The inspiration for this week's team portraits came from an issue of Women's Wear Daily, beautifully shot in black and white by celebrity photographer Nigel Parry. 

The inspiration for this week's team portraits came from an issue of Women's Wear Daily, beautifully shot in black and white by celebrity photographer Nigel Parry

Mike Spectacle is a tough act to follow, but I'll give it a try. 

"Art begins in imitation, and ends in innovation" — Mason Cooley

When you make your living with a proven lighting technique, it's easy to get complacent.  This project is a refreshing challenge to try new things, and test out ideas on our colleagues.

I'm most comfortable surrounding my subjects with light from all sides... which generally is the most flattering light.  So when it was my turn to produce a set of team photos, I decided to get way outside of my safe zone and try something different.  This summer, a friend gave me a copy of WWD, which had a striking portrait of the Olsen twins on the cover.  The image stuck with me, so I decided to try my own version.

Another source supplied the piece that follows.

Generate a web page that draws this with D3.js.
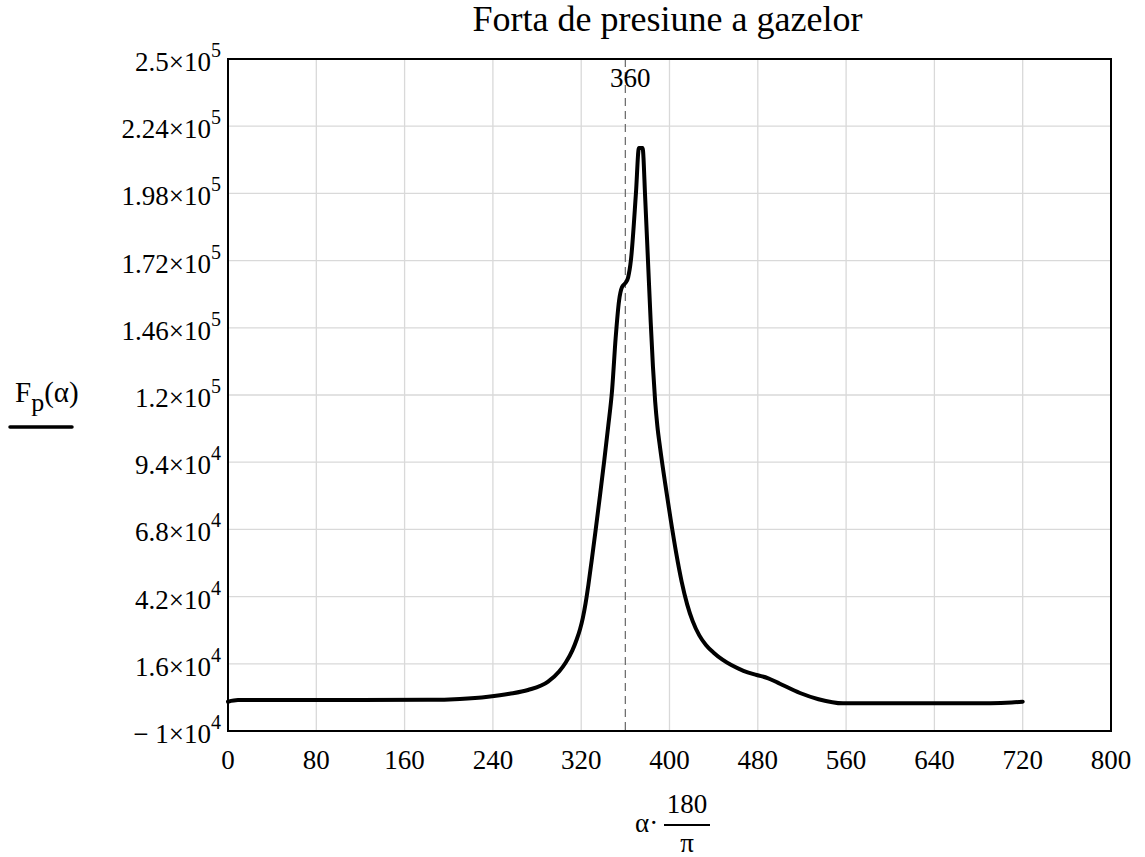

Deep black shadows and harsh side lighting scare the heck out of me, so I figured I'd give my coworkers the chance to help me get over my fears.  

The Science:

After studying Nigel's images in WWD, I decided to use a single softbox.  No reflector, no fill, no hairlight, no background light.  I used a 4' x 3' softbox horizontally, about 4 feet from the subject, and high enough to create a shadow under the chin.  In some of the shots we achieved the traditional Rembrandt triangle on the far cheek.

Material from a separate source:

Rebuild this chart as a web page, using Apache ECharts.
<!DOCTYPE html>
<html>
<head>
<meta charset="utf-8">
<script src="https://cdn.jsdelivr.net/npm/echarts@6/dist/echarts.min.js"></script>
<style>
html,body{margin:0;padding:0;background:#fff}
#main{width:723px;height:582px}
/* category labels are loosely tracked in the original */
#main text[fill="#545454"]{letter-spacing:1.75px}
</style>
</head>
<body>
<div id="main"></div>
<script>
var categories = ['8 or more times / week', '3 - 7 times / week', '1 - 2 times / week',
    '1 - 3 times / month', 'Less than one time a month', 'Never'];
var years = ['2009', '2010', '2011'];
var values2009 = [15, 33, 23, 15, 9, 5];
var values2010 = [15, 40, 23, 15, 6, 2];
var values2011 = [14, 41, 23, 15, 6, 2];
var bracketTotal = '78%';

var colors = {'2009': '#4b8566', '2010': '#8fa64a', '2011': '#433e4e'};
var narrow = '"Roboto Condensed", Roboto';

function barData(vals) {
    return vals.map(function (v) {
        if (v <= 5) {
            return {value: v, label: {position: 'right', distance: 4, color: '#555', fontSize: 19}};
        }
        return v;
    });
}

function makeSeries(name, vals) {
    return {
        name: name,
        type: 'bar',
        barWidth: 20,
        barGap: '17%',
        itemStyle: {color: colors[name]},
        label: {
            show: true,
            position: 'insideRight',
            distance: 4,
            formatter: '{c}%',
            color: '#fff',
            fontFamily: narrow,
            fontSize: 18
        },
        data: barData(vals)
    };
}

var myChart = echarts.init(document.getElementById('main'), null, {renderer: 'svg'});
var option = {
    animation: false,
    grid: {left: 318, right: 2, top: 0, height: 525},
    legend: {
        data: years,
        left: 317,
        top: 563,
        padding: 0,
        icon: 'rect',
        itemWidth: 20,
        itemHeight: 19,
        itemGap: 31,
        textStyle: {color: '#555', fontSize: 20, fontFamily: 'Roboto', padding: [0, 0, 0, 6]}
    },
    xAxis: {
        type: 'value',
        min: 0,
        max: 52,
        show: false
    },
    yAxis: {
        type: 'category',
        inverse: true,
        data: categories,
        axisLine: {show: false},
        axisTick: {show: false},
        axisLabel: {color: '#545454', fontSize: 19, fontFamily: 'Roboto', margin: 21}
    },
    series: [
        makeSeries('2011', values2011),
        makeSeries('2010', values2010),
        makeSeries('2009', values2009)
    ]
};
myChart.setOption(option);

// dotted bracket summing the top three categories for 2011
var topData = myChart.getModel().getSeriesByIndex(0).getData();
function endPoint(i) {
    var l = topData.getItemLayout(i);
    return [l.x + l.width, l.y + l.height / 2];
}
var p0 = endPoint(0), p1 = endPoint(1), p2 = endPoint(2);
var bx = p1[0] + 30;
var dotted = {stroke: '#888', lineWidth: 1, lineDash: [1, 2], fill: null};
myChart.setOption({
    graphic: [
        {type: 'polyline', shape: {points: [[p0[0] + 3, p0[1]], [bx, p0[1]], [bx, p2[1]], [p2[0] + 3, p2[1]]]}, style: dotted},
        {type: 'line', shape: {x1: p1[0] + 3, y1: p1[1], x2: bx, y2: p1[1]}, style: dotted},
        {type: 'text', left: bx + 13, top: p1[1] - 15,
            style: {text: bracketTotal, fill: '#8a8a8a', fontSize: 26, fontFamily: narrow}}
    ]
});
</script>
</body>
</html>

I used a mottled background about 6' behind the subject, and adjusted the softbox until the spill illuminated the right side of the background just enough to separate the subject from the background.  Normally I'd make the subject pop off the background with a hairlight on camera right, but this subtle separation is a very satisfying alternative.

I really like the flattering perspective from a distance of about 8 feet away, so I shot this with a 70-200 lens at 200mm, and wide open at f/2.8 for nice shallow depth of field.  Fortunately, the Paul Buff Einstein strobes go as low as 1/256th power, which allows a wide open aperture with the big softbox very close to the subject.

Although we did get some smiling and laughing shots, it seemed that this solemn and serious lighting setup should have expressions to match it, so we selected more thoughtful looks.